The seized toy guns looked like genuine Glocks. Anyone in possession could have been mistaken as wielding a real weapon and killed.

Then there’s the devastating economic cost. Every year, millions of dollars in counterfeit goods and labels enter the United States through our port in Miami, many of them originating in Latin America or China. U.S. businesses lose $200 billion to $250 billion each year and an estimated 750,000 jobs to counterfeiting. The cigar industry estimates that counterfeit cigars rob it of hundreds of millions of dollars a year.

Even worse, some of the money generated by counterfeiting has been traced to the coffers of terrorist groups, including Al Qaeda, according to Interpol and other official sources.

Counterfeiting couldn’t happen without fake labels. The ability to disguise a fake product as the real thing makes counterfeiting possible. The best way to stop that is to thwart the manufacture and distribution of phony packaging and labels. Yet a loophole in the old law meant federal prosecutors could pursue only those who trafficked in the bogus goods, not those who produced and sold sham labels.

That meant someone who sold counterfeit purses at a flea market could be convicted and jailed while someone who manufactured fake luxury purse tags would walk free.

Savvy criminals depended on this loophole to avoid serious prison time. The men nabbed in the Nokia bust brought many of the phone components into the United States bearing their own house-brand labels. Once in this country, those labels were replaced counterfeit Nokia tags.

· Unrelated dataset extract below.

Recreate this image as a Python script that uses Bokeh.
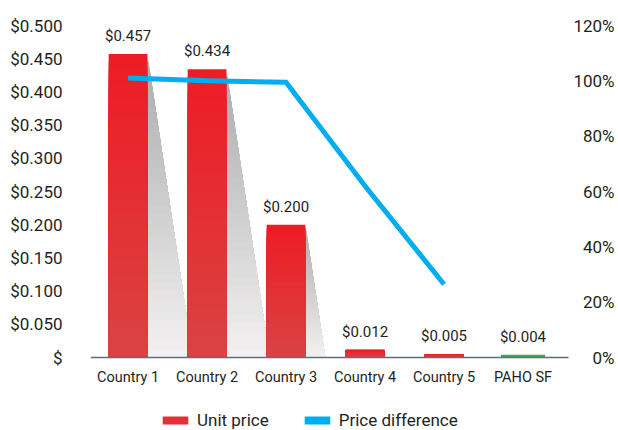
import numpy as np
from bokeh.plotting import figure
from bokeh.models import Range1d, FixedTicker, Legend, LegendItem, ColumnDataSource
from bokeh.core.properties import value
from bokeh.embed import file_html
from bokeh.resources import INLINE

# ---------------- data ----------------
categories = ["Country 1", "Country 2", "Country 3", "Country 4", "Country 5", "PAHO SF"]
unit_price = [0.457, 0.434, 0.200, 0.012, 0.005, 0.004]
price_difference = [1.01, 1.00, 0.995, 0.62, 0.265]          # Country 1..5
price_ticks = [0, 0.05, 0.1, 0.15, 0.2, 0.25, 0.3, 0.35, 0.4, 0.45, 0.5]
price_tick_labels = ["$", "$0.050", "$0.100", "$0.150", "$0.200", "$0.250",
                     "$0.300", "$0.350", "$0.400", "$0.450", "$0.500"]
pct_ticks = [0, 0.2, 0.4, 0.6, 0.8, 1.0, 1.2]
pct_tick_labels = ["0%", "20%", "40%", "60%", "80%", "100%", "120%"]

# ---------------- style ----------------
FONT = "Roboto"
TEXT = "#231f20"
RED_TOP = np.array([0xEE, 0x1C, 0x25])
RED_BOT = np.array([0xD9, 0x44, 0x43])
GREEN = "#3dad47"
BLUE = "#00AEEF"
SH_TOP = np.array([0xAC, 0xAC, 0xAC])
SH_BOT = np.array([0xF4, 0xF2, 0xF2])
BAR_W = 0.49
HL_W = 0.56
SHADOW_SLOPE = 1.26   # x-units per y-unit
N = 40

X_LO, X_AXIS_HI, X_HI = -0.475, 5.575, 6.209
Y_LO, Y_HI = -0.1099, 0.5377
PCT_LO, PCT_HI = Y_LO * 2.4, Y_HI * 2.4


def mix(a, b, t):
    c = (a * (1 - t) + b * t).round().astype(int)
    return "#%02x%02x%02x" % tuple(c)


p = figure(width=618, height=430, output_backend="svg", toolbar_location=None,
           x_range=Range1d(X_LO, X_HI), y_range=Range1d(Y_LO, Y_HI),
           min_border_left=90, min_border_right=0, min_border_top=0,
           min_border_bottom=0)
p.extra_y_ranges = {"pct": Range1d(PCT_LO, PCT_HI)}
p.outline_line_color = None
p.xgrid.grid_line_color = None
p.ygrid.grid_line_color = None
p.background_fill_color = "white"

last = len(categories) - 1

# shadows (drawn first)
sx, sy, sc = [], [], []
for i, h in enumerate(unit_price):
    if i == last:
        continue
    xr = i + BAR_W / 2
    for k in range(N):
        t = k / N
        yk = h * (1 - t)
        sx.append([xr, xr, xr + SHADOW_SLOPE * h, xr + SHADOW_SLOPE * (h - yk)])
        sy.append([yk, 0, 0, yk])
        sc.append(mix(SH_TOP, SH_BOT, t))
p.patches(xs=sx, ys=sy, fill_color=sc, line_color=None)

# bars with vertical gradient
bl, br, bt, bb, bc = [], [], [], [], []
for i, h in enumerate(unit_price):
    if i == last:
        bl.append(i - HL_W / 2); br.append(i + HL_W / 2)
        bt.append(h); bb.append(0); bc.append(GREEN)
        continue
    for k in range(N):
        t = k / N
        bl.append(i - BAR_W / 2); br.append(i + BAR_W / 2)
        bt.append(h * (1 - t)); bb.append(0); bc.append(mix(RED_TOP, RED_BOT, t))
bars = p.quad(source=ColumnDataSource(dict(left=bl, right=br, top=bt, bottom=bb, color=bc)),
              left="left", right="right", top="top", bottom="bottom",
              fill_color="color", line_color=None)

# value labels
lab_src = ColumnDataSource(dict(x=list(range(len(categories))), y=unit_price,
                                text=["$%.3f" % v for v in unit_price]))
p.text(x="x", y="y", text="text", source=lab_src, text_align="center",
       text_baseline="bottom", y_offset=-9, text_font=value(FONT),
       text_font_size="15px", text_color=TEXT)

# price difference line
line_x = list(range(len(price_difference)))
p.line(x=line_x, y=price_difference, y_range_name="pct",
       line_color=BLUE, line_width=5, line_join="miter")
# zero-area markers at the line's points, used only for the legend swatch
line_swatch = p.quad(left=line_x, right=line_x, top=price_difference, bottom=price_difference,
                     y_range_name="pct", fill_color=BLUE, line_color=None)

# x axis drawn at y = 0 inside the frame
p.xaxis.fixed_location = 0
p.xaxis.bounds = (X_LO, X_AXIS_HI)
p.xaxis.ticker = FixedTicker(ticks=list(range(len(categories))))
p.xaxis.major_label_overrides = {i: c for i, c in enumerate(categories)}
p.xaxis.axis_line_color = "#616d7a"
p.xaxis.axis_line_width = 1.5
p.xaxis.major_tick_line_color = None
p.xaxis.major_tick_out = 0
p.xaxis.minor_tick_line_color = None
p.xaxis.major_label_standoff = 11
p.xaxis.major_label_text_font = FONT
p.xaxis.major_label_text_font_size = "14.5px"
p.xaxis.major_label_text_color = TEXT

p.yaxis.ticker = FixedTicker(ticks=price_ticks)
p.yaxis.major_label_overrides = dict(zip(price_ticks, price_tick_labels))
p.yaxis.axis_line_color = None
p.yaxis.major_tick_line_color = None
p.yaxis.major_tick_out = 0
p.yaxis.minor_tick_line_color = None
p.yaxis.major_label_standoff = 28
p.yaxis.major_label_text_font = FONT
p.yaxis.major_label_text_font_size = "17px"
p.yaxis.major_label_text_color = TEXT

# right-hand percentage scale labels (right aligned at the right edge)
pct_src = ColumnDataSource(dict(x=[X_HI] * len(pct_ticks), y=pct_ticks, text=pct_tick_labels))
p.text(x="x", y="y", text="text", source=pct_src, y_range_name="pct",
       text_align="right", text_baseline="middle", x_offset=-4,
       text_font=value(FONT), text_font_size="17px", text_color=TEXT)

# legend
legend = Legend(items=[LegendItem(label="Unit price", renderers=[bars], index=N // 2),
                       LegendItem(label="Price difference", renderers=[line_swatch], index=0)],
                orientation="horizontal", location=(69, 0), glyph_width=32,
                glyph_height=10, label_standoff=6, spacing=32, padding=0, margin=0,
                border_line_color=None, background_fill_alpha=0,
                label_text_font=FONT, label_text_font_size="17px", label_text_color=TEXT)
p.add_layout(legend, "center")

open("out.html", "w").write(file_html(p, INLINE))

But the new law closes that loophole. U.S. Immigration, Customs and the U.S. Attorney now have the power to prosecute counterfeiters at every level of the chain. The law’s forfeiture provisions requiring the surrender of all illegal booty and the equipment used to make it will prevent defendants from handing off the operation to accomplices who simply pack it up and move it elsewhere.

At the same time, federal judges are putting real teeth into combating this drain on our economy. Hence the six-year sentence for the Nokia pirates.

Still, government resources are strained. Authorities will continue to rely on the brand owners and their attorneys to start the initial investigation. We also have the option of proceeding in civil court to obtain injunctions and damage awards against the pirates. In cigar counterfeiting civil cases, for example, we obtained damage awards in excess of $3 million.

And we can record our clients’ trademarks and copyrights so that officials at the border can block importation of counterfeits bearing their brand names at the borders.

As Miami continues its exciting role as a key player in the global economy, it is imperative that brand owners and consumers are protected from counterfeiting by our laws and our justice system. These new developments in the fight against piracy are leading the way.